Le manque de capacité de production de l’électricité en Afrique subsaharienne justifie l’offre en énergie solaire et éolienne, considérée par certains experts de « miracle de la nature », une opportunité de réduire le déséquilibre entre l’offre et la demande.
L’Afrique subsaharienne bénéficie d’un ensoleillement exceptionnel et la présence d’espaces encore vierges font de ce continent « une terre idéale pour le solaire ». La technologie existe, des coûts de développement plus compétitifs – divisés par quatre en moins de 5 ans) et des relais de construction de 12 mois. Le déploiement du solaire est rapide et permet désormais de produire l’électricité à des coûts inférieurs de moitiés à ceux des vieilles centrales thermiques.
De plus, on est face à une énergie renouvelable et intermittente. Selon les prévisions de l’Agence internationale de l’énergie (AIE), d’ici 2030 le solaire pourrait représenter 14 % de la puissance installée en Afrique.
Le Sénégal fait figure de précurseur avec l’inauguration de la plus grande ferme solaire d’Afrique de l’Ouest. D’une puissance maximale de 20 MW, Senergy 2 fournit à la Sénélec un kilowattheure à moitié prix par rapport à l’existant. Ce qui n’exclut pas une certaine prudence, car il reste un défi majeur : intégrer une énergie certes renouvelable, mais qui demeure intermittente, au sein d’ « un réseau électrique tolérant mal l’instabilité ».
Mais les experts font savoir que les annonces de mégaprojets solaires on grid (« sur réseau ») en Afrique méritent précaution. Le défi pour les pays africains est de taille, les enjeux étant techniques et financiers. Ce qui demande une planification pointue : faire croître progressivement la part des sources intermittentes dans le bouquet en s’assurant que le réseau puisse absorber leur production, diversifier les sources d’énergie et, en conséquence, organiser des appels d’offres auprès d’industriels avec des cahiers des charges précis.
« La mise en cohérence des différents segments (production, transport, distribution) est cruciale et ne doit connaître aucune approximation », rappellent les experts, citant la réussite de l’Afrique du Sud (47 centrales solaires et 1 GW, soit l’essentiel de la capacité solaire d’Afrique subsaharienne), qui est parvenue à limiter la variabilité induite dans son système électrique grâce à une utilisation de sources intermittentes diversifiées et à une production décentralisée, répartie au sein de zones propices identifiées par l’Etat.

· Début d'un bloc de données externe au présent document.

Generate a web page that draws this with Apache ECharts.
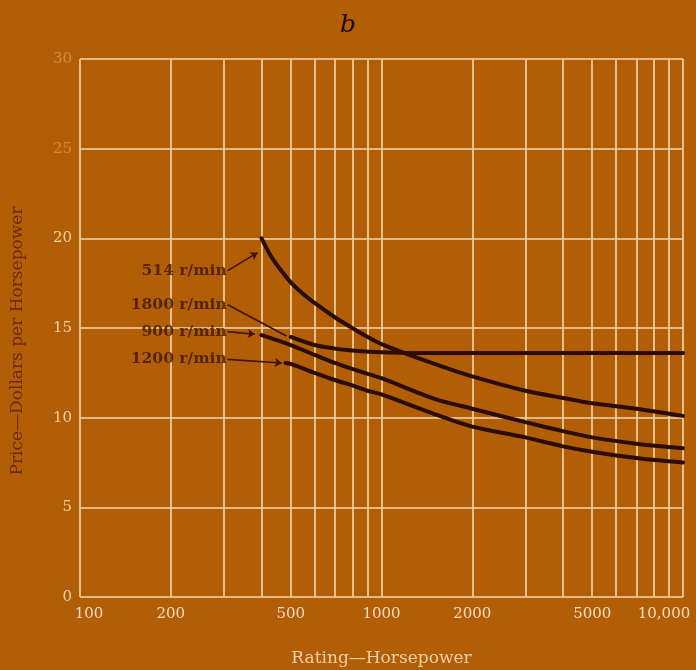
<!DOCTYPE html>
<html>
<head>
<meta charset="utf-8">
<script src="https://cdn.jsdelivr.net/npm/echarts@6/dist/echarts.min.js"></script>
<style>
html,body{margin:0;padding:0;background:#b25e06;}
#c{width:696px;height:670px;}
</style>
</head>
<body>
<div id="c"></div>
<script>
// Data
const gridX = [100,200,300,400,500,600,700,800,900,1000,2000,3000,4000,5000,6000,7000,8000,9000,10000];
const labelX = [100,200,500,1000,2000,5000,10000];

const hp514 = [400,430,460,500,550,600,700,800,900,1000,1150,1500,2000,3000,4000,5000,7000,10000];
const price514 = [20.0,19.0,18.3,17.55,16.9,16.4,15.6,15.0,14.5,14.1,13.7,13.0,12.3,11.5,11.1,10.8,10.5,10.1];

const hp1800 = [500,600,700,800,1000,1500,2000,5000,10000];
const price1800 = [14.5,14.05,13.85,13.75,13.65,13.6,13.6,13.6,13.6];

const hp900 = [400,500,600,700,800,900,1000,1500,2000,3000,4000,5000,7000,10000];
const price900 = [14.6,14.05,13.5,13.05,12.72,12.44,12.2,11.05,10.5,9.75,9.25,8.9,8.55,8.3];

const hp1200 = [480,500,600,700,800,900,1000,1500,2000,3000,4000,5000,7000,10000];
const price1200 = [13.05,13.0,12.5,12.1,11.8,11.5,11.3,10.2,9.5,8.9,8.4,8.1,7.75,7.5];

const curveNames = ['514 r/min','1800 r/min','900 r/min','1200 r/min'];

const zip = (a,b) => a.map((v,i)=>[v,b[i]]);

const curveColor = '#2a0d08';
const gridColor = '#f2d8ac';
const labelColor = '#3e1408';

// annotation leader lines (data units): from label anchor to curve
const leaders = [
  {name: curveNames[0], from:[309,18.2], to:[388,19.2], arrow:true},
  {name: curveNames[1], from:[309,16.3], to:[484,14.55], arrow:false},
  {name: curveNames[2], from:[309,14.8], to:[380,14.65], arrow:true},
  {name: curveNames[3], from:[309,13.25], to:[467,13.05], arrow:true}
];

const chart = echarts.init(document.getElementById('c'), null, {renderer:'canvas'});

function curve(name, xs, ys){
  return {
    name, type:'line', data: zip(xs,ys), showSymbol:false, smooth:0.3,
    lineStyle:{color:curveColor, width:4, cap:'round'}, z:5, silent:true
  };
}

const series = [
  curve(curveNames[0], hp514, price514),
  curve(curveNames[1], hp1800, price1800),
  curve(curveNames[2], hp900, price900),
  curve(curveNames[3], hp1200, price1200),
  {
    type:'line', data:[], silent:true,
    markLine:{
      silent:true, animation:false,
      lineStyle:{color:labelColor, width:1.6, type:'solid'},
      label:{show:false},
      data: leaders.map(l => [
        {coord:l.from, symbol:'none'},
        {coord:l.to, symbol: l.arrow ? 'arrow' : 'none', symbolSize:7}
      ])
    }
  },
  {
    type:'scatter', symbolSize:0, silent:true, z:6,
    data: leaders.map(l => ({value:l.from, name:l.name})),
    label:{show:true, position:'left', distance:1, formatter: p => p.name,
      fontFamily:'DejaVu Serif', fontWeight:'bold', fontSize:15.5, color:labelColor}
  }
];

const xLabelFont = {fontFamily:'DejaVu Serif', fontSize:15, color:'#f3dcc0'};

chart.setOption({
  backgroundColor:'#b25e06',
  animation:false,
  title:{text:'b', left:'center', top:8,
    textStyle:{fontFamily:'DejaVu Serif', fontStyle:'italic', fontWeight:'normal', fontSize:25, color:'#1a0804'}},
  grid:{left:80, right:13, top:59, bottom:73, containLabel:false, outerBoundsMode:'none'},
  xAxis:{
    type:'log', logBase:10, min:100, max:10000,
    axisLine:{show:false},
    axisTick:{show:false, customValues:gridX},
    axisLabel:{customValues:labelX, margin:10,
      formatter: v => {
        const r = Math.round(v);
        if (r === 100) return '{first|100}';
        if (r === 10000) return '{last|10,000}';
        return String(r);
      },
      rich:{
        first:Object.assign({padding:[0,0,0,18]}, xLabelFont),
        last:Object.assign({padding:[0,38,0,0]}, xLabelFont)
      },
      ...xLabelFont},
    splitLine:{show:true, lineStyle:{color:gridColor, width:1.6}},
    name:'Rating—Horsepower', nameLocation:'middle', nameGap:53,
    nameTextStyle:{fontFamily:'DejaVu Serif', fontSize:17, color:'#ecd0ac'}
  },
  yAxis:{
    type:'value', min:0, max:30, interval:5,
    axisLine:{show:false}, axisTick:{show:false},
    axisLabel:{margin:8, fontFamily:'DejaVu Serif', fontSize:15,
      color: v => (v >= 25 ? '#cf8a44' : '#f0d2a8')},
    splitLine:{show:true, lineStyle:{color:gridColor, width:1.6}},
    name:'Price—Dollars per Horsepower', nameLocation:'middle', nameGap:54,
    nameTextStyle:{fontFamily:'DejaVu Serif', fontSize:17, color:'#6e2a10', padding:[0,26,0,0]}
  },
  series
});
</script>
</body>
</html>
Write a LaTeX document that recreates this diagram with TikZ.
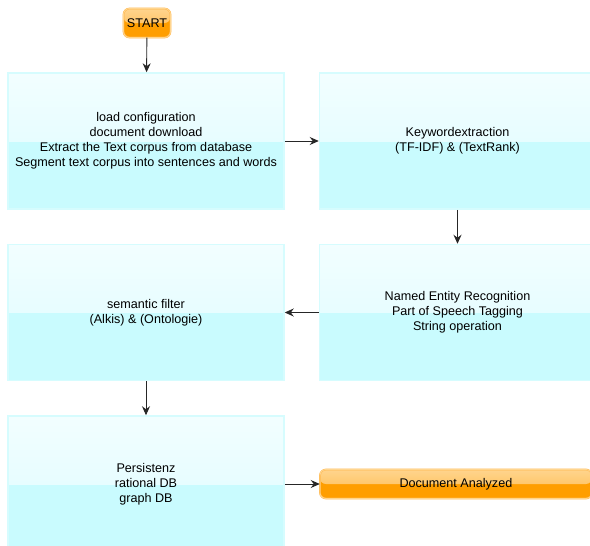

Pour les Etats, il s’agit enfin de maîtriser le coût complet des projets solaires, prenant en compte notamment la charge indirecte liée à leur intermittence (déploiement de capacités de stockage ou de production additionnelles non intermittentes). Par ailleurs, ils pensent qu’il est de la responsabilité des opérateurs privés de proposer des projets complets aux Etats intégrant des unités solaires de production, mais aussi une réponse à l’intermittence de cette production sous la forme d’une solution de stockage : centrales thermodynamiques (comme Noor au Maroc) ou batteries pour les systèmes photovoltaïques.
A défaut de stockage, ils incitent les industriels à « offrir des solutions duales, couplant le solaire et une autre source (hydraulique, éolienne ou énergie non renouvelable) ».
Concluant : « Si l’Afrique attise des convoitises des industriels en énergie solaire, cet appétit ne peut faire oublier que toutes les conditions doivent être réunies pour parvenir à intégrer cette nouvelle source d’énergie dans des réseaux encore fragiles. A défaut, l’énergie solaire pourrait devenir un fardeau, au lieu du miracle attendu pour résoudre le défi énergétique de l’Afrique.